The work is being carried out in preparation for the new Metrobus system.
Stoke Lane will be closed Northbound from the 22nd of May, but headteacher Duncan Cruickshank says the work that's already started is making it difficult for children to get to school.
"The parents are trying to get their parents to school and because of the traffic disruption in the area, we're getting a lot of parents coming in late. The other day for instance we had 117 parents come in late - 117 children late for lessons - and every class those children went into, their learning was disrupted. It's parents trying their very best to get their children to school on time but they are so frustrated that they can't do it because of the traffic disruption we're getting from every angle."

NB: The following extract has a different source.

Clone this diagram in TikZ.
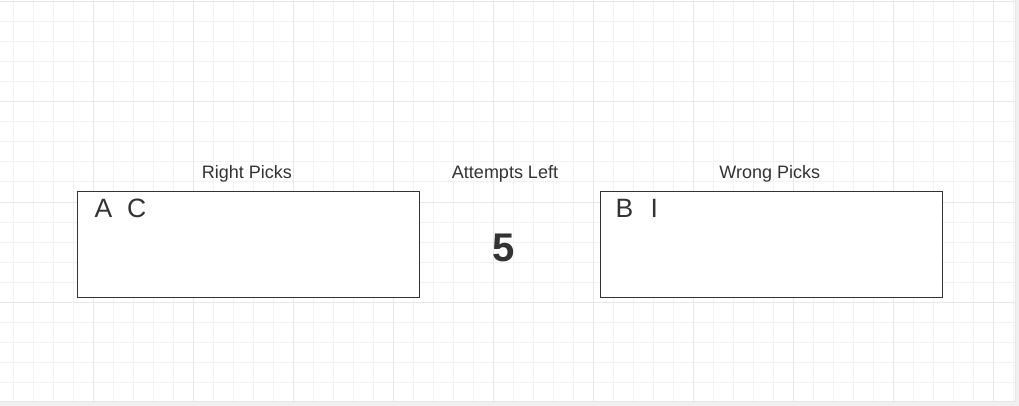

Some of the residents have got together to form the Stoke Lane Action Group in protest to the roadworks.
Amanda Vinall is a founding member of the group. She concerned about how the work will affect those unable to find alternative routes.
"The alternative route that they have given us - which is the only alternative - is already completely at capacity and won't cope with the extra cars. Their argument is that after a while the traffic will settle down and people will find alternative routes. But sadly the elderly and disabled are not in a position to do that and are relying on the buses which at the moment have a horrendous diversion."
It's not only commuters that are concerned about using the roads. Allotment holders in the area say the work will greatly reduce the access they have to their plots.
Katie Hooper believes a journey that currently takes just minutes could take an hour.
"It's going to put on an extra 5 to 6 miles easy to go around, you're going to be stuck in all the traffic. They did say we could park in the side roads but if you park there - if you carry a rotavator across, anything that we need for our gardening - it's just not going to happen. Also vegetables that we take home - you're not going to be able to just pop it into your car and it's putting the extra mileage and time. At the moment it takes a few minutes to get in here, it could take an hour."
Travelwest - the team behind the project - say the diversions are necessary to reduce the time it will take to complete the construction.
"Making the road one-way for 12 months means we can reduce the time needed to complete the construction work by 37 weeks. Without the one way system the traffic disruption would be spread over a much longer time period. This could result in additional cost of up to £1 million to local taxpayers because of delays to the work."